Sunday, October 30, 2011

Celiac Sprue


I have celiac disease. I have wanted to post on this for while but I don't want it to come off as lists of don't. Let me tell you what celiac means:
I don't eat white flour, wheat flour, barley, rye or oats. All of these (except oats) have a protein called gluten. Gluten is in just about everything. Besides pasta, breads, crackers and cakes it is found in random things like some soy and BBQ sauces, dips, salad dressings and seasonings. Some people with celiac disease cheat. They will eat something like a donut or fried chicken if they can't resist it, but I would move heaven and earth not to eat it ever. I feed gluten to my family, that is how I get sabotaged.

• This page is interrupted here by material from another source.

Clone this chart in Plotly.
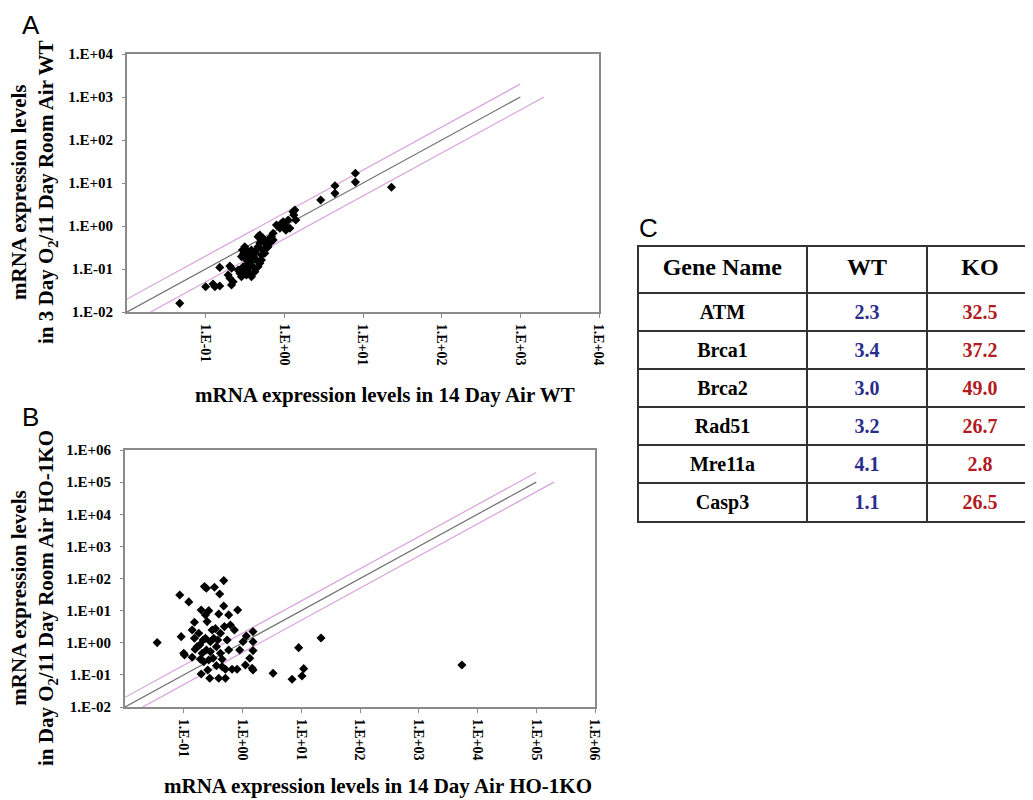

 These are things that have sabotaged me in the past. My strawberry has picked up bread crumbs off the counter when I put it down and picked it up again, kisses from gluten crumbed little mouths, sharing drinks with gluten crumbed little mouths, glutinous crumbs in the peanut butter or mayo (now I have my own jars, they say Moms GF). Often oats are grown next to wheat and harvested in tandem. Gluten can be transferred to the oats. I sometimes eat oats, but I am always scared and never truly enjoy it due to worry. However, a celiac does struggle to get enough fiber in their diet so I do use oats for variety.

Gluten has secret names, sometimes it's an ingredient in modified food starch, malt, caramel coloring and a few others. Sometimes, flour is used in the process of dry roasting nuts and it's not listed on the label. I just knew 'cuz I felt crummy all week. I think the gluten protein was in the blood transfusions that saved my life after I had the babies.
French fries used to be a major vice for me, but since they are fried in the same fryers as breaded onion rings and nuggets, no thanks.

What I can eat, I do! Lots and lots of Mexican and Thai food. (Corn tortillas and rice noodles). My breads or cookies consist of exciting flours like millet flour, coconut flour, rice flour, amaranth flour, tapioca or potato starches and my personal favorite sorghum. Some of them are really nutritious, some are super light or too heavy, some have lots of fiber, most don't and some don't taste so good. I usually use a variety of flours maybe 3 or 4 mixed together to make something I find tasty, the right texture and nutritious. I also have to add Xantham Gum, this ingredient allows the flours to stick together like gluten does.

Here is what happens when I eat gluten. My stomach starts to rumble and I have a tummy ache for a few days. I would probably cheat if that was all that happened. When I eat gluten, and it wipes out the villi in my intestines, I can't adsorb any nutrients til they grow back (no matter how healthy I eat). That is crummy because it puts me at heavy risk for osteoporosis and colon cancer. Regrowing them can take from a few weeks to a few months depending on the damage. During that time, I also can't eat any dairy. Villi take part in digesting dairy so while I am sick, dairy is out. Here is the reason I never cheat. After the tummy aches, I have anxiety and depression for about 2-4 weeks. I think that the mental, emotional challenges that come after eating gluten are so much more difficult than my tummy sickness. There is static inside my head, I don't think clearly, everyone is standing too close, everyone is talking too loud, I hurt like a 90 year old lady, real smiles are hard to come by, things that should be nothing, are a big deal. Right before I think this is never going to end- I am going to check myself in, the clouds part and I am laughing all day, thrilled to be me and ready for the world.
I would like to tell you about some of the helps I am learning in dealing with anxiety and depression. I have started writing the post but it hasn't all come together yet. Stand by...

1 comment:

  1. What a beautiful thing it can be to KNOW what the problem is, even though you hate the problem.